David also reflected on his years attempting stand-up comedy before “Curb,” when he was embraced by fellow comics but not so much by audiences. He said he refused to warm up to crowds or change his act in order to succeed. His similar attitude toward NBC executives as head writer of “Seinfeld” ultimately led to the show’s massive success.
“It wasn’t heroic,” David said of rejecting the network’s notes on the sitcom. “I just didn’t care.”
Toward the end of the night, David was joined by his “Curb” co-stars Susie Essman and Tracey Ullman, and the three of them took audience questions that ranged from boring to obnoxious.
David responded “no” without elaboration to about half of the questions, and when a young woman jokingly asked him what his pronouns are, David sat in a disappointed silence. When one guy asked about his favorite restaurant in New York, David was mystified: “What?
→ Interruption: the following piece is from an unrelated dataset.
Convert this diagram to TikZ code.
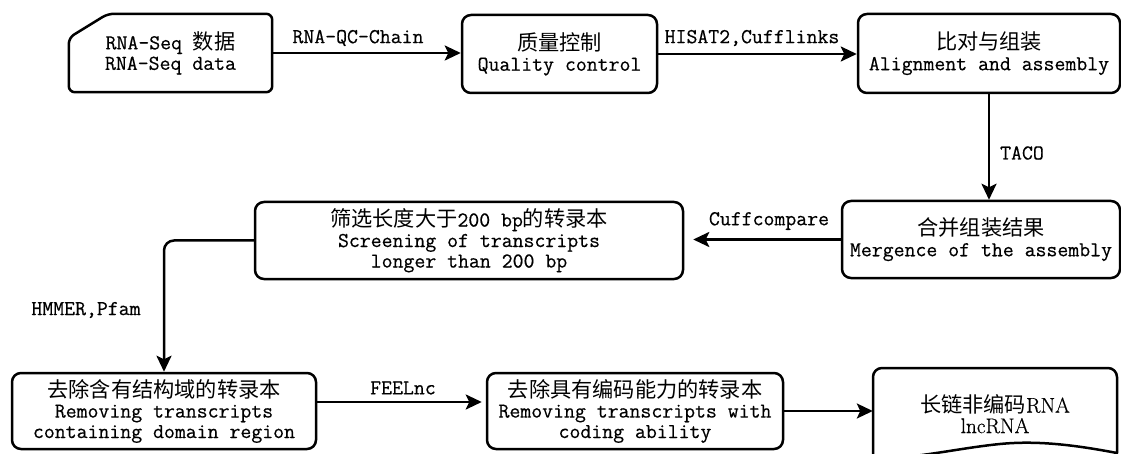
\documentclass[tikz,border=0pt]{standalone}
\usepackage{fontspec}
\setmainfont{Latin Modern Roman}[FakeBold=0.5]
\setmonofont{Latin Modern Mono}[FakeBold=0.5]
\newfontfamily\cjk{Noto Sans CJK SC}
\usetikzlibrary{arrows.meta,calc}
\begin{document}
\lineskiplimit=-100pt\lineskip=0pt
\begin{tikzpicture}[x=1pt,y=-1pt,
  every node/.style={font=\fontsize{21.2}{20.5}\selectfont\ttfamily},
  box/.style={draw, line width=2.5pt, rounded corners=9pt, align=center, inner sep=0pt},
  ghost/.style={align=center, inner sep=0pt},
  lbl/.style={inner sep=0pt},
  arr/.style={line width=2.5pt, -{Stealth[length=16pt,width=15pt,inset=3.5pt]}},
  edge/.style={line width=2.5pt, line join=round}
]
\useasboundingbox (0,0) rectangle (1121,454);

% nodes
\node[ghost, minimum width=203pt, minimum height=78pt] (b1) at (170.5,53) {RNA-Seq {\cjk 数据}\\RNA-Seq data};
\draw[edge, rounded corners=6pt] ($(b1.north west)+(0,24)$) -- ($(b1.north west)+(39,0)$) -- (b1.north east) -- (b1.south east) -- (b1.south west) -- cycle;

\node[box, minimum width=195pt, minimum height=78pt] (b2) at (559.5,54) {{\cjk 质量控制}\\Quality control};
\node[box, minimum width=262pt, minimum height=79pt] (b3) at (989,53.5) {{\cjk 比对与组装}\\Alignment and assembly};
\node[box, minimum width=278pt, minimum height=77pt] (b4) at (981,239.5) {{\cjk 合并组装结果}\\Mergence of the assembly};
\node[box, minimum width=428pt, minimum height=77pt] (b5) at (469,240.5) {{\cjk 筛选长度大于}200 bp{\cjk 的转录本}\\Screening of transcripts\\longer than 200 bp};
\node[box, minimum width=304pt, minimum height=76pt] (b6) at (164,411) {{\cjk 去除含有结构域的转录本}\\Removing transcripts\\containing domain region};
\node[box, minimum width=296pt, minimum height=76pt] (b7) at (635,411) {{\cjk 去除具有编码能力的转录本}\\Removing transcripts with\\coding ability};
\node[ghost, minimum width=244pt, minimum height=92pt] (b8) at (995,414) {{\cjk 长链非编码}{\rmfamily RNA}\\{\rmfamily lncRNA}};
\draw[edge] (873,470) [rounded corners=9pt] -- (873,368) -- (1117,368) -- (1117,400) [sharp corners] -- (1117,453)
  .. controls (1080,446) and (1040,440) .. (1000,444)
  .. controls (960,448) and (930,456) .. (873,460) -- (873,470);

% connectors
\draw[arr] (b1.east) -- (b1.east -| b2.west);
\draw[arr] (b2.east) -- (b2.east -| b3.west);
\draw[arr] (b3.south) -- (b3.south |- b4.north);
\draw[arr, shorten >=9pt] (b4.west) -- (b4.west -| b5.east);
\draw[arr, rounded corners=10pt] (b5.west) -| (b6.north);
\draw[arr, shorten >=4pt] ([yshift=9pt]b6.east) -- ([yshift=9pt]b6.east -| b7.west);
\draw[arr] (b7.east) -- (b7.east -| b8.west);

% labels
\node[lbl] (l1) at (358,38) {RNA-QC-Chain};
\node[lbl] (l2) at (752,38) {HISAT2,Cufflinks};
\node[lbl] (l3) at (1022,153) {TACO};
\node[lbl] (l4) at (769,221) {Cuffcompare};
\node[lbl] (l5) at (86,310) {HMMER,Pfam};
\node[lbl] (l6) at (403,388) {FEELnc};
\end{tikzpicture}
\end{document}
Would you go there?” And when another guy asked about plot details for Sunday’s hotly anticipated episode, David rolled his eyes: “Do you really think I’m going to talk about the ‘Curb’ finale?”
One audience member asked David, an outspoken critic of Donald Trump, about a Forbes report that revealed Steve Bannon profits from “Seinfeld” re-runs. (The former White House strategist negotiated a syndication deal during his years in Hollywood that has earned him a reported $32 million since 1998.)
“How do you feel about perhaps having inadvertently played a part in the rise of Trump and MAGA?” the audience member asked, to which David joked, “Can somebody remove him?”
David continued, “I didn’t become aware that Bannon had some kind of profit participation in the show … until a couple of years ago, actually. But, yeah, it’s sickening.”
At one point in the evening, Melber, acknowledging David’s resistance to the questions, said, “You’d rather be in the work rather than talking about it, which does make it a little harder to interview you, you have to admit.”
Slouching in his chair, in the most Larry David way possible, he replied, “I didn’t beg you to do this.”